I'll end there, ignoring everything I have ever learned about how to write as it pertains to a sound introduction and conclusion format. think of this as a To Be Continued...

Please bear with my prolific grammatical errors. I fix them as I see them, but confess I am far too lazy to do a real proof reading of my posts.

2 comments:

Peter said...

I might as well comment on here, since it will be probably be more coherent.

I agree about the price of liberty - if we are not willing to strive for it, we will lose it. I also agree that much of what we do these days amounts to complaining in our living rooms.

However, I must ask: what should my goal in this life be? Is my goal to be free from oppression? Is my goal to live my life as I think is best? Is it to enjoy the fruit of my labor? I ask because Christ's goal was none of those things. Christ's goal, indeed, was to be oppressed that we might be free; to give up His life that others could live; to ceaselessly give up his claim to the fruit of his labor so that others could share with Him in His enjoyment of His Father.

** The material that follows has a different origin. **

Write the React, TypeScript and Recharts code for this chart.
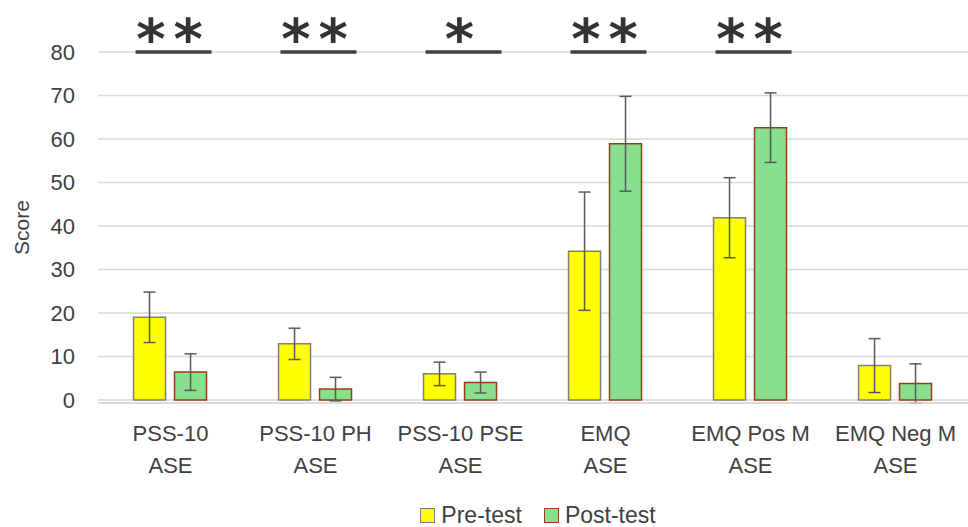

It's not that my personal liberty is necessarily diametrically opposed to the magnification of God's name...but I am unable, in my own mind, to draw a direct and unambiguous line from the preservation of my own liberty (whether political, religious, or otherwise) to His glory based on what I read in His Word.

I may elaborate further in responses to your other posts. Please keep posting - I really appreciate the work you're putting into it, and I think it's incredibly important that we all continue to wrestle with these issues, instead of (as you so aptly note) simply going on with our daily lives as if there is nothing we should be doing in response to what is going on around us.

My77Project said...

this is another question I have struggled with, and have yet to reach a conclusion in my mind which is satisfactory, so I won't attempt to compose a complete answer now.

I would note, however, that what I'm suggesting is actually far more akin to what Christ did than to just looking out for our own Liberty. What I'm suggesting is that the easy course is to simply accept that state of government as it is given to us, and not go to the effort of changing it. Cause honestly, most of the time those that actually do the changing don't reap a whole lot of the benefits. Rather the difficult course is to give up our comfortable life styles (or at least be willing to) in order to fight for a heritage of Liberty which we may hand down to our children and to our countrymen, regardless of whether we ever see the benefits ourselves.

I am hoping to find some good writings from the Scottish Covenanters, who I believe wrote a fair amount on this issue.